Alberta Residential Tenancy Dispute Resolution service
PDF Version: Setting Aside Residential Tenancy Dispute Resolution Service Orders for Problems with Service: It Can’t Be Done
Case Commented On: Abougouche v Miller, 2015 ABQB 724 (CanLII)
As the recently-appointed Master in Chambers, James R. Farrington, clearly and concisely sets out in Abougouche v Miller, there is no way for a tenant to have an order made by the Residential Tenancy Dispute Resolution Service (RTDRS) set aside if a tenant fails to appear at the hearing before a Tenancy Dispute Officer because the tenant did not receive actual notice of that hearing. The tenant cannot go back to the Tenancy Dispute Officer; that person only has the power to correct typographic, grammatical, arithmetic or other similar errors in their orders, clarify their orders, and deal with obvious errors or inadvertent omissions in their orders (Residential Tenancy Dispute Resolution Service Regulation (RTDRS Reg), Alta Reg 98/2006, section 19(1)). The tenant cannot apply to the only body with the power to cancel or vary an RTDRS order — the Court of Queen’s Bench (sections 23(1) and 25(1)(b) RTDRS Reg) — because new evidence is not permitted on appeals (section 25(1) RTDRS Reg) and evidence about service in technical compliance with the regulations but inappropriate nonetheless would be evidence that was not before the Tenancy Dispute Office, i.e., new evidence. So a tenant — even a tenant as apparently well-prepared with legal arguments as the self-represented tenant was in this case — has no opportunity to be heard on the merits. Worse, a tenant like Ms. Miller, who appears to have vacated the rented premises because of significant deficiencies, including internal flooding, seems to be set up by the Residential Tenancies Act (RTA), SA 2004, c R-17.1. That Act allows her landlord to serve notice of a RTDRS hearing on her by posting it on the rented premises that she vacated, even if the landlord knows the tenant has vacated those premises, even if she vacated for good reasons, and even if the landlord is still in regular communication with the tenant by email and text messages about the deficiencies in the rented premises (section 57(3) RTA).

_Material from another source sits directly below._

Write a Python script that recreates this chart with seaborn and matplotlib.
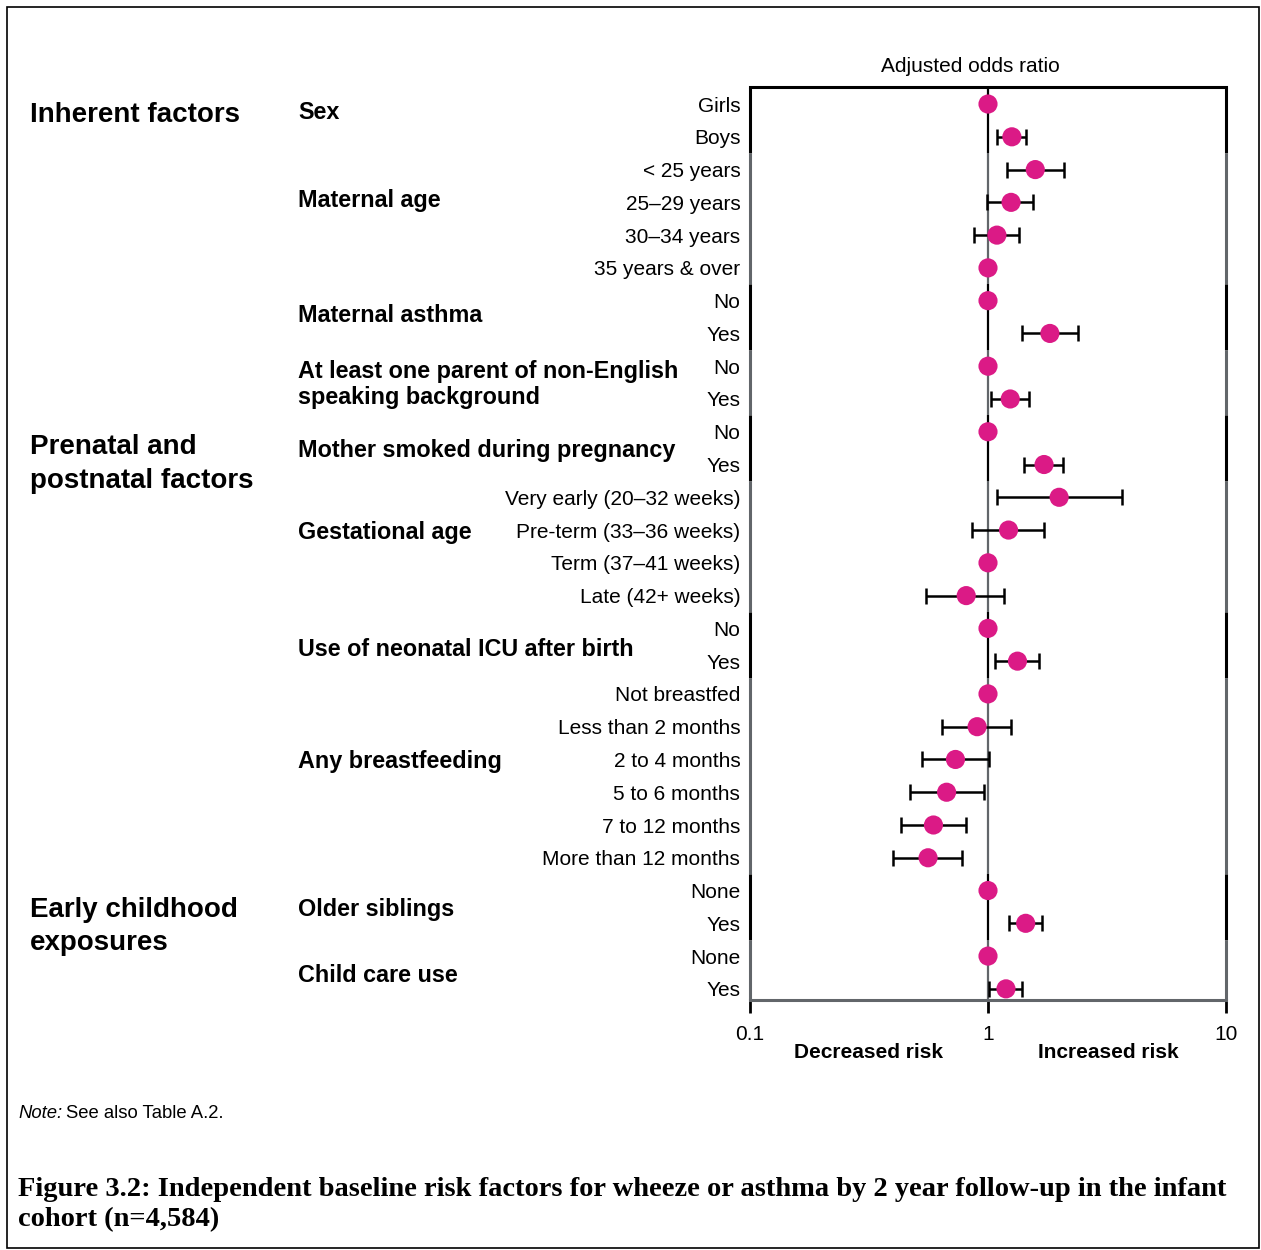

Ms. Miller rented premises from Mr. Abougouche on or about March 1, 2015. Various concerns about the condition of the premises and the payment of rent arose during the short tenancy. When the premises were damaged by internal flooding on September 7, 2015, the tenant left. Master Farrington found that it was clear that rent was not paid for at least one month (at para 6), although he does not indicate if this was before or after the flooding.
The landlord applied to the RTDRS. He served the tenant with notice of the RTDRS hearing by posting the required documents on the rented premises on October 5, 2015. This is allowed by section 57 RTA if the tenant has vacated the premises:
57 (3) If a landlord is unable to effect service on a tenant by reason of the tenant’s absence from the premises or by reason of the tenant’s evading service, service may be effected
(a) on any adult person who apparently resides with the tenant, or
(b) by posting the notice, order or document in a conspicuous place on some part of the premises (emphasis added).